Altra cosa importante, tornando sul discorso che faceva Roberto: il problema degli aiuti. In questo momento viviamo un altro capitolo cruciale del Pakistan. Il Pakistan era già allo stremo, dal punto di vista economico. Oggi vive una crisi, quella delle inondazioni che lo porterà veramente sull’orlo della bancarotta, lo metterà nell’incapacità di far fronte al fabbisogno alimentare di gran parte della sua popolazione. Ma lo Stato pakistano è assente, non è in grado di portare questi aiuti. Oggi, gran parte degli aiuti arrivano portati da Lashkar-e-Taiba, da tutte quelle organizzazioni fondamentaliste che hanno come ombrello, come apparenza ufficiale, l’immagine di organizzazioni umanitarie.

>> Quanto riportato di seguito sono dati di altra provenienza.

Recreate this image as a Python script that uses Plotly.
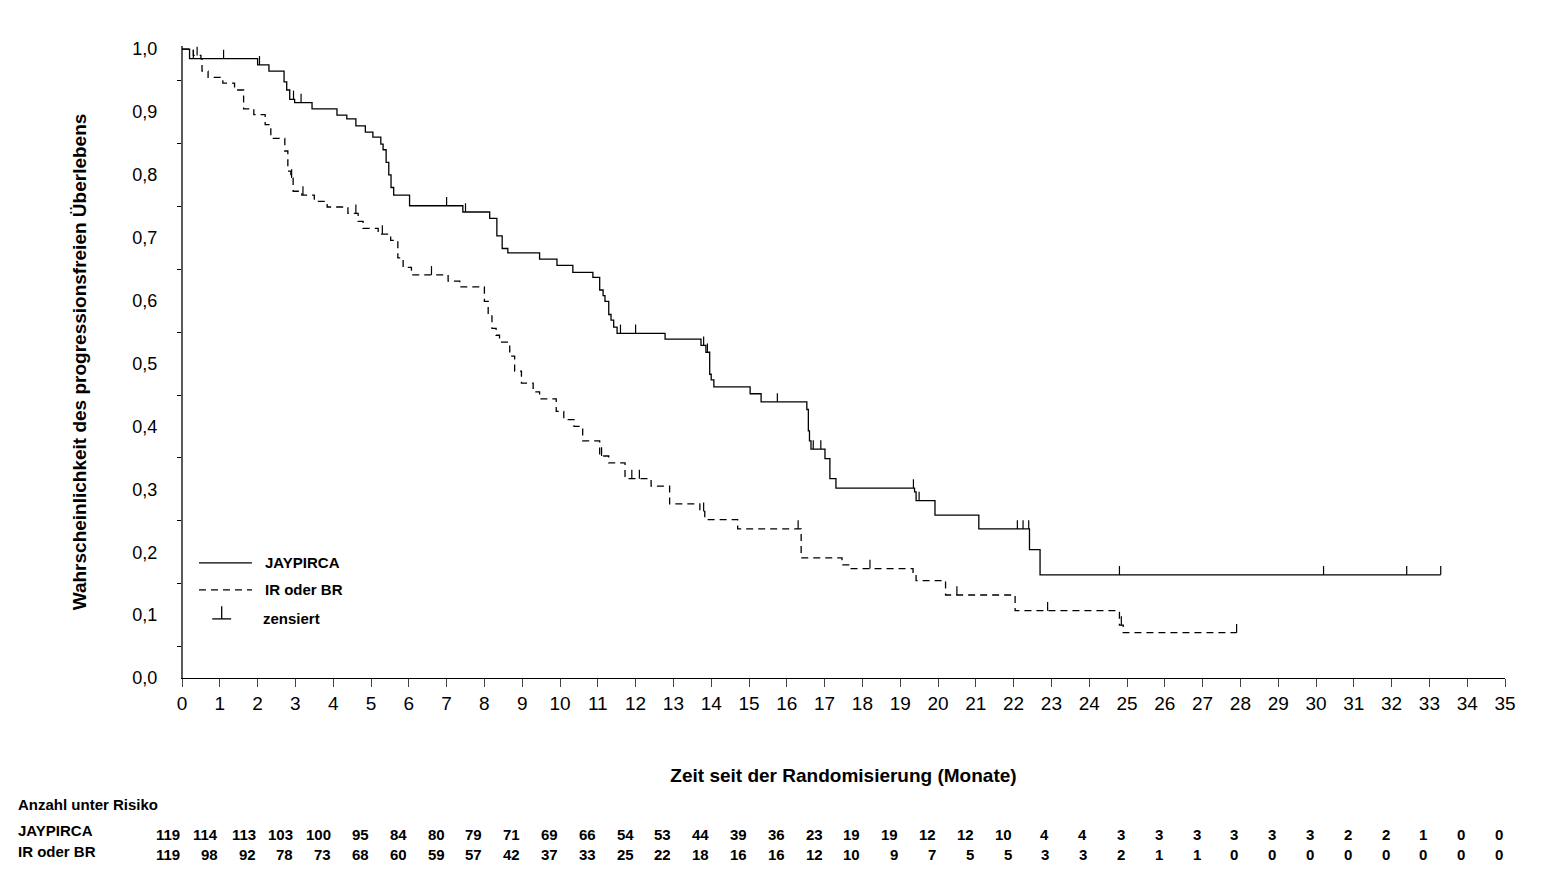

Cosa successe nel 2001, quando il capo dell’Intelligence, che era stato minacciato dagli americani, si oppose a Musharraf e disse: “Dobbiamo stare con gli afghani”? Il Presidente pakistano Musharraf ne ordinò le dimissioni e fece pulizia all’interno dei Servizi Segreti, mettendo fuori, oltre ai capi, tutti gli uomini e tutti i generali che più erano legati ad Al Qaeda. Ebbene, questi formarono i Servizi Segreti deviati, composti proprio da organizzazioni di consulenza e umanitarie. Queste organizzazioni umanitarie, sorte in quel 2001 e controllate dagli stessi capi dei Servizi Segreti più legati ad Al Qaeda, sono quelli che oggi portano gli aiuti alle popolazioni colpite dalle inondazioni, nell’assenza totale dello Stato. Qui, allora, è il compito difficilissimo dell’Occidente. Molti parlano dell’inerzia dell’Occidente di fronte agli aiuti, ma qui si pone veramente un enigma: a chi dare questi soldi? Allo Stato pakistano, che comunque è sull’orlo del tracollo, alle organizzazioni umanitarie, che sono comunque controllate da gruppi legati ad Al Qaeda? O è meglio cercare di operare autonomamente? Questo è veramente il grande cruccio occidentale in questo momento, per cui si è allo stallo e ci si chiede cosa fare, mentre le inondazioni distruggono il Pakistan.
ROBERTO FONTOLAN:
Bene, vorrei che ringraziassimo Gian perché ci ha aiutati a dipanare con grande competenza e profondità una situazione così enormemente complessa. Tra l’altro, scusa, un’ultima nota di cronaca: mi pare questo ragazzo, il giovane terrorista, sia stato nel frattempo, qualche settimana fa, condannato a morte. Non so se la sentenza sia stata già eseguita. E’ l’ultimo atto di questa grande tragedia che abbiamo visto documentata. Vi ringrazio tutti, vi ricordo che domani sera avremo qui un’esperienza interessante nata dalla storia del Movimento a Bogotà, Corazon Bogotà. Vi ricordo il libro di Gian, che è in vendita sia qui che nella libreria. Grazie, buona serata.